Christian elements vary in the different episodes of the poem. They are evenly distributed between the speeches and the narratives. There are portions which are probably later substituted for passages
originally heathen in character by the Christian complier of the poem. However, the Christian elements do not go beyond the description of simple Christian ways, institutions, rituals and a.simple Christian faith in providence. There are no allusions of Biblical characters except the character of Cain.

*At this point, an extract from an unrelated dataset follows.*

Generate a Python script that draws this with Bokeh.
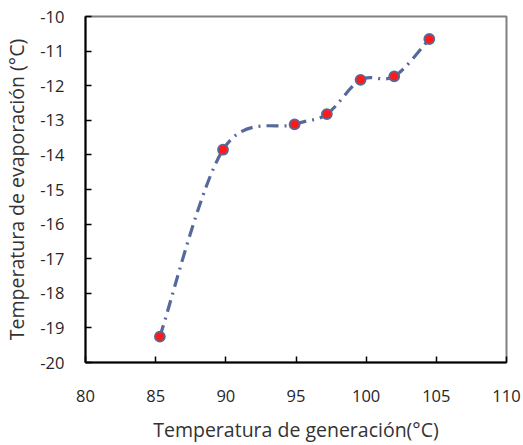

In the poem, there are many references to Christianity. Some of these seem strangely incongruous. Hrothgar's minstrel sings a
religious poem about the creation. Yet Beowulf is cremated with l Pagan ceremonies. There are no references to Christ, the Cross, angels and saints. But the food, the deluge and Satan are mentioned. The virtues of moderation, unselfishness and service to other are highly praised. The atmosphere of the poem and the outlook on life embodied in Beowulf show a curious fusion of the Pagan and Christian elements. Atmosphere of gloom and horror and mysterious night and references to such sinister places as swamps where the
dragons inhabit are the combined production of sad northern landscape and the gloomy imagination of the Pagan poets. But the
impression of nothingness of life and glory is not wholly Pagan.

The Christian idea in the early stages of monastic Christianity, of the futility of earthly life among gloomy scenery is also found in
the poem. Beowulf is a poem coming out of a cold cell of a Northumbrian cloister and breathes the air of the tomb.